Maintenance and repair supplier W.W. Grainger (NYSE:GWW) will be reporting results this Friday before the bell. Here’s what to expect.
W.W. Grainger beat analysts’ revenue expectations by 0.6% last quarter, reporting revenues of $4.55 billion, up 5.6% year on year. It was a slower quarter for the company, with full-year EPS guidance slightly missing analysts’ expectations and a miss of analysts’ EPS estimates.
Is W.W. Grainger a buy or sell going into earnings? Read our full analysis here, it’s free for active Edge members.
This quarter, analysts are expecting W.W. Grainger’s revenue to grow 5.7% year on year to $4.64 billion, improving from the 4.3% increase it recorded in the same quarter last year. Adjusted earnings are expected to come in at $9.95 per share.

Analysts covering the company have generally reconfirmed their estimates over the last 30 days, suggesting they anticipate the business to stay the course heading into earnings.

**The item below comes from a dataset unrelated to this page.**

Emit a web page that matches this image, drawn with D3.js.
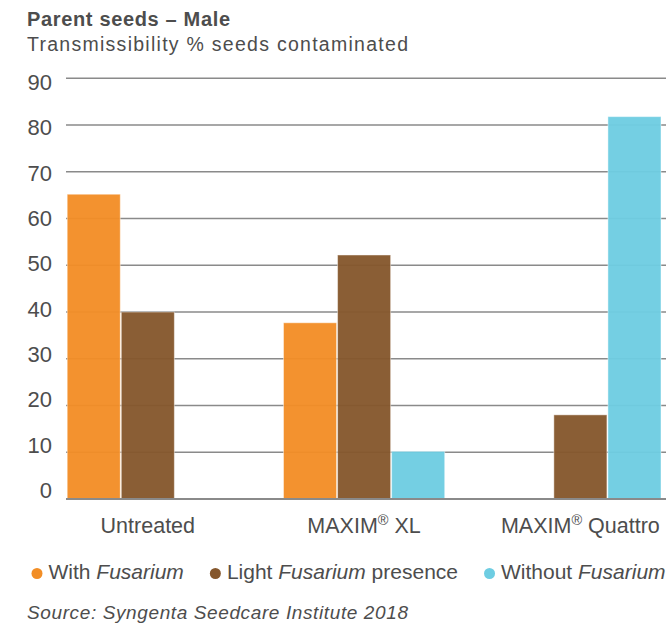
<!DOCTYPE html>
<html>
<head>
<meta charset="utf-8">
<script src="https://cdn.jsdelivr.net/npm/d3@7"></script>
<style>
  body { margin: 0; background: #fff; }
  text { font-family: "Liberation Sans", Arial, Helvetica, sans-serif; fill: #4d4d4d; }
</style>
</head>
<body>
<div id="chart"></div>
<script>
// data
var categories = ["Untreated", "MAXIM", "MAXIM"];
var categorySuffix = ["", " XL", " Quattro"];
var seriesNames = ["With Fusarium", "Light Fusarium presence", "Without Fusarium"];
var withFusarium = [65.2, 37.7, null];
var lightFusarium = [40, 52.2, 18];
var withoutFusarium = [null, 10.2, 81.8];
var yTicks = [0, 10, 20, 30, 40, 50, 60, 70, 80, 90];
var colors = ["#f28e26", "#85572d", "#6ecde2"];

var width = 666, height = 628;

var svg = d3.select("#chart").append("svg")
    .attr("width", width)
    .attr("height", height);

var series = [withFusarium, lightFusarium, withoutFusarium];

var y = d3.scaleLinear().domain([0, 90]).range([499, 78.3]);
// tick labels sit a bit off the grid in the original
var yLab = d3.scaleLinear().domain([0, 90]).range([498, 90]);

var x0 = d3.scaleBand()
    .domain(d3.range(categories.length))
    .range([66.7, 661.5])
    .paddingInner(0.25)
    .paddingOuter(0);

var x1 = d3.scaleBand()
    .domain(d3.range(series.length))
    .range([0, x0.bandwidth()]);

// title
svg.append("text")
    .attr("x", 27).attr("y", 26)
    .attr("textLength", 203).attr("lengthAdjust", "spacing")
    .style("font-size", "20px").style("font-weight", "bold")
    .text("Parent seeds \u2013 Male");
svg.append("text")
    .attr("x", 27).attr("y", 51)
    .attr("textLength", 381).attr("lengthAdjust", "spacing")
    .style("font-size", "19.5px")
    .text("Transmissibility % seeds contaminated");

// gridlines
svg.append("g").selectAll("line")
    .data(yTicks.filter(d => d > 0))
    .enter().append("line")
    .attr("x1", 66).attr("x2", width)
    .attr("y1", d => y(d)).attr("y2", d => y(d))
    .attr("stroke", "#8a8a8a")
    .attr("stroke-width", 1.5);

// y labels
svg.append("g").selectAll("text")
    .data(yTicks)
    .enter().append("text")
    .attr("x", 52)
    .attr("y", d => yLab(d))
    .attr("text-anchor", "end")
    .style("font-size", "22px")
    .text(d => d);

// bars
var groups = svg.append("g").selectAll("g")
    .data(categories)
    .enter().append("g")
    .attr("transform", (d, i) => "translate(" + x0(i) + ",0)");

groups.selectAll("rect")
    .data((d, i) => series.map((s, j) => ({ s: j, v: s[i] })).filter(e => e.v != null))
    .enter().append("rect")
    .attr("x", d => x1(d.s) + 0.5)
    .attr("width", x1.bandwidth() - 1)
    .attr("y", d => y(d.v))
    .attr("height", d => y(0) - y(d.v))
    .attr("fill", d => colors[d.s])
    .attr("fill-opacity", 0.96)
    .attr("stroke", "#fff")
    .attr("stroke-opacity", 0.45)
    .attr("stroke-width", 1);

// baseline
svg.append("line")
    .attr("x1", 66).attr("x2", width)
    .attr("y1", y(0)).attr("y2", y(0))
    .attr("stroke", "#8a8a8a")
    .attr("stroke-width", 2);

// category labels
var cat = svg.append("g").selectAll("text")
    .data(categories)
    .enter().append("text")
    .attr("x", (d, i) => x0(i) + x0.bandwidth() / 2)
    .attr("y", 533)
    .attr("text-anchor", "middle")
    .style("font-size", "21.5px");
cat.append("tspan").text(d => d);
cat.filter((d, i) => i > 0).append("tspan")
    .attr("dy", -8).style("font-size", "14.5px").text("\u00ae");
cat.filter((d, i) => i > 0).append("tspan")
    .attr("dy", 8).text((d, i) => categorySuffix[i + 1]);

// legend
var legend = svg.append("g");
var lx = 31.5;
seriesNames.forEach(function(name, i) {
    var g = legend.append("g").attr("transform", "translate(" + lx + ",0)");
    g.append("circle")
        .attr("cx", 5.5).attr("cy", 573.5).attr("r", 5.5)
        .attr("fill", colors[i]);
    var t = g.append("text")
        .attr("x", 17).attr("y", 579)
        .style("font-size", "21px");
    var parts = name.split("Fusarium");
    t.append("tspan").text(parts[0]);
    t.append("tspan").style("font-style", "italic").text("Fusarium");
    if (parts[1]) t.append("tspan").text(parts[1]);
    lx += 17 + t.node().getComputedTextLength() + 26;
});

// source
svg.append("text")
    .attr("x", 27).attr("y", 619)
    .attr("textLength", 381).attr("lengthAdjust", "spacing")
    .style("font-size", "19px").style("font-style", "italic")
    .text("Source: Syngenta Seedcare Institute 2018");
</script>
</body>
</html>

Looking at W.W. Grainger’s peers in the maintenance and repair distributors segment, some have already reported their Q3 results, giving us a hint as to what we can expect. MSC Industrial delivered year-on-year revenue growth of 2.7%, beating analysts’ expectations by 1.5%, and Fastenal reported revenues up 11.7%, in line with consensus estimates. MSC Industrial traded up 1.1% following the results while Fastenal was down 6.7%.
Read our full analysis of MSC Industrial’s results here and Fastenal’s results here.
There has been positive sentiment among investors in the maintenance and repair distributors segment, with share prices up 2.3% on average over the last month. W.W. Grainger’s stock price was unchanged during the same time and is heading into earnings with an average analyst price target of $1,043 (compared to the current share price of $958.97).